Bayesian approaches have decisive advantages and are increasingly being used in the wider context of structural biology. We pioneered an approach, Inferential Structure Determination, which we had first developed for NMR data only, and which goes beyond this and treats structure determination itself as a Bayesian data analysis problem. Bayesian approaches can determine all unknown “nuisance” parameters during the structure calculation, and to determine rigorous error estimates for the coordinates and all unknown parameters. This is of particular importance in the case of integrative structural biology, where data come from different sources with their approximate forward models to relate structures to data, their nuisance parameters, and various levels of molecular description. The disadvantage of Bayesian methods is their increased computational complexity, compared to standard structure calculation approaches.
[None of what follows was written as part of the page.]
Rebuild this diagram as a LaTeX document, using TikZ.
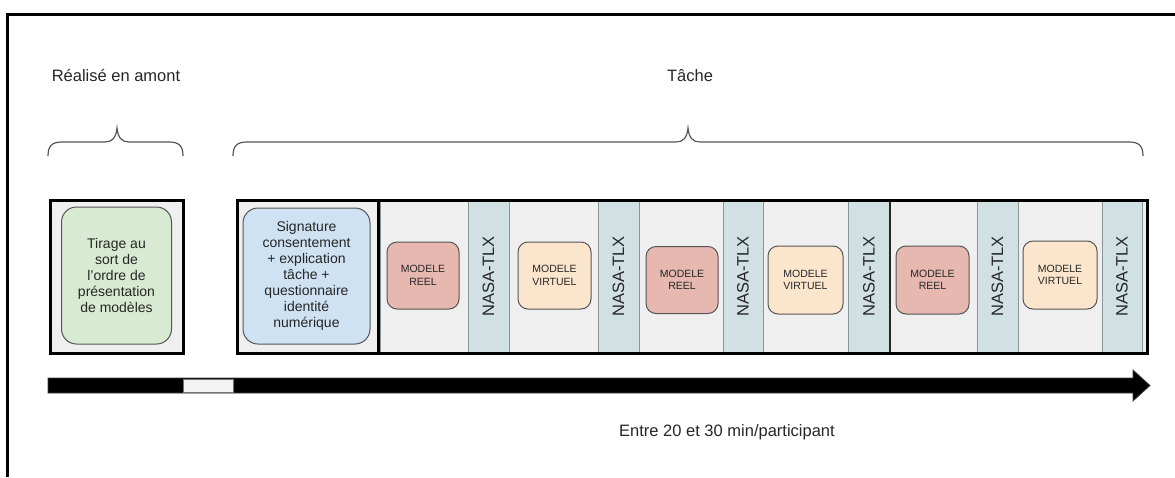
\documentclass[tikz,border=0pt]{standalone}
\usepackage{fontspec}
\setmainfont{Liberation Sans}
\definecolor{cellgray}{HTML}{EFEFEF}
\definecolor{greenfill}{HTML}{D9EAD3}
\definecolor{bluefill}{HTML}{CFE2F3}
\definecolor{pinkfill}{HTML}{E6B8AF}
\definecolor{orangefill}{HTML}{FCE5CD}
\definecolor{nasafill}{HTML}{D0E0E3}
\definecolor{nasaline}{HTML}{8A9597}
\definecolor{boxline}{HTML}{555555}
\definecolor{textgray}{HTML}{262626}
\definecolor{gapfill}{HTML}{F3F3F3}
\tikzset{
  outerbox/.style={draw=black, line width=3pt, fill=cellgray},
  rbox/.style={draw=boxline, line width=1pt, rounded corners=15pt, align=center,
    inner sep=2pt, text=textgray, font=\fontsize{14}{16}\selectfont},
  modelbox/.style={draw=boxline, line width=1pt, rounded corners=10pt, align=center,
    inner sep=1pt, text=textgray, font=\fontsize{10.5}{12.5}\selectfont,
    minimum width=72pt, minimum height=67pt},
  reel/.style={modelbox, fill=pinkfill},
  virt/.style={modelbox, fill=orangefill},
  nasacol/.style={draw=nasaline, fill=nasafill, line width=0.8pt, minimum width=41pt,
    minimum height=151pt, inner sep=0pt, text=textgray, font=\fontsize{16.5}{19}\selectfont},
  header/.style={text=textgray, font=\fontsize{16.5}{19}\selectfont, inner sep=0pt},
  bracepath/.style={draw=boxline, line width=1.2pt},
  frameline/.style={draw=black, line width=3pt}
}
\begin{document}
\begin{tikzpicture}[x=1pt,y=-1pt]
\useasboundingbox (0,0) rectangle (1175,477);
% frame
\draw[frameline] (7,477) -- (7,14) -- (1175,14);
% headers
\node[header] (amont) at (116,76) {Réalisé en amont};
\node[header] (tache) at (690,76) {Tâche};
% braces
\draw[bracepath] (48,156) .. controls (48,146) and (52,142) .. (62,142) -- (105,142)
  .. controls (112,142) and (116,138) .. (117,128)
  .. controls (118,138) and (122,142) .. (129,142) -- (169,142)
  .. controls (179,142) and (183,146) .. (183,156);
\draw[bracepath] (233,156) .. controls (233,146) and (237,142) .. (247,142) -- (676,142)
  .. controls (683,142) and (687,138) .. (688,128)
  .. controls (689,138) and (693,142) .. (700,142) -- (1129,142)
  .. controls (1139,142) and (1143,146) .. (1143,156);
% first box
\node[outerbox, minimum width=133pt, minimum height=153pt, inner sep=0pt] (pre) at (116.5,276.5) {};
\node[rbox, fill=greenfill, minimum width=110pt, minimum height=137pt] (tirage) at (116.5,275.5)
  {Tirage au\\sort de\\l'ordre de\\présentation\\de modèles};
% main box background
\node[fill=cellgray, minimum width=910pt, minimum height=153pt, inner sep=0pt] (mainbg) at (692,276.5) {};
% separators between cells
\foreach \xx in {380,509,639,763,890,1018} {
  \draw[draw=nasaline, line width=0.8pt] (\xx,201) -- (\xx,352);
}
% NASA columns
\node[nasacol] (n1) at (488.5,276.5) {\rotatebox{90}{NASA-TLX}};
\node[nasacol] (n2) at (618.5,276.5) {\rotatebox{90}{NASA-TLX}};
\node[nasacol, minimum width=40pt] (n3) at (743,276.5) {\rotatebox{90}{NASA-TLX}};
\node[nasacol, minimum width=42pt] (n4) at (869,276.5) {\rotatebox{90}{NASA-TLX}};
\node[nasacol] (n5) at (997.5,276.5) {\rotatebox{90}{NASA-TLX}};
\node[nasacol, minimum width=40pt] (n6) at (1122,276.5) {\rotatebox{90}{NASA-TLX}};
% group separator
\draw[draw=black!85, line width=1.6pt] (890,200) -- (890,353);
% main outline and first section
\draw[frameline] (237,200) rectangle (1147,353);
\draw[frameline] (378,200) -- (378,353);
% blue box
\node[rbox, fill=bluefill, minimum width=127pt, minimum height=136pt] (signature) at (306.5,276)
  {Signature\\consentement\\+ explication\\tâche +\\questionnaire\\identité\\numérique};
% model boxes
\node[reel] (m1) at (423,275.5) {MODELE\\REEL};
\node[virt, minimum width=73pt] (m2) at (554.5,275.5) {MODELE\\VIRTUEL};
\node[reel] (m3) at (682,280) {MODELE\\REEL};
\node[virt, minimum width=75pt, minimum height=68pt] (m4) at (805.5,280) {MODELE\\VIRTUEL};
\node[reel, minimum width=73pt, minimum height=68pt] (m5) at (932.5,280) {MODELE\\REEL};
\node[virt, minimum width=74pt, minimum height=68pt] (m6) at (1060,275) {MODELE\\VIRTUEL};
% timeline arrow
\filldraw[fill=black, draw=black!75, line width=0.8pt]
  (48,378) -- (1133,378) -- (1133,370) -- (1150,385.5) -- (1133,401) -- (1133,393) -- (48,393) -- cycle;
\node[draw=black!55, fill=gapfill, line width=0.8pt, minimum width=50pt, minimum height=13pt, inner sep=0pt] (gap) at (208,385.5) {};
\node[header, anchor=west] (duree) at (619,432) {Entre 20 et 30 min/participant};
\end{tikzpicture}
\end{document}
Within the project, we developed a Bayesian framework for integrative structural biology. This includes the development of forward models for all relevant data used in integrative approaches. Notably, we developed forward models for data from chemical cross-linking and mass spectrometry, including a fast method that to verify if a cross link transverses a protein in a given model; we developed an an Bayesian method to merge small angle scattering (SAS) curves from multiple experiments and a forward model for SAS data from X-ray or neutron scattering; a new fast and scalable representation of molecules and electron microscopy data; and we also developed a Bayesian approach to interpret chromosome capture experiments, to characterise genome organisation. We also developed approaches to use evolutionary information in isolation or in combination with other experimental data (NMR, cryo-electron microscopy). Approaches take into account the ensemble nature of experimental data, even for sparse data, either in an implicit way (for SAS data) or in an explicit way during the modelling (for chemical cross-linking or NMR data).
The Bayesian analysis is based on sampling very large number of conformations and nuisance parameters. We developed new algorithms to sample molecular conformations compatible with experimental data which are based on recent advances in theoretical statistical mechanics, and a new coarse grained description, and to analyse very large numbers of conformations to classify and cluster them. This method can be used to analyse "big data" in general. All methods were used on a number of challenging and biology interesting systems, with data obtained either from the literature or from collaborating groups: pili from a type II secretion system; Pol II and Pol III RNA polymerases; complement factor; chromosome organisation.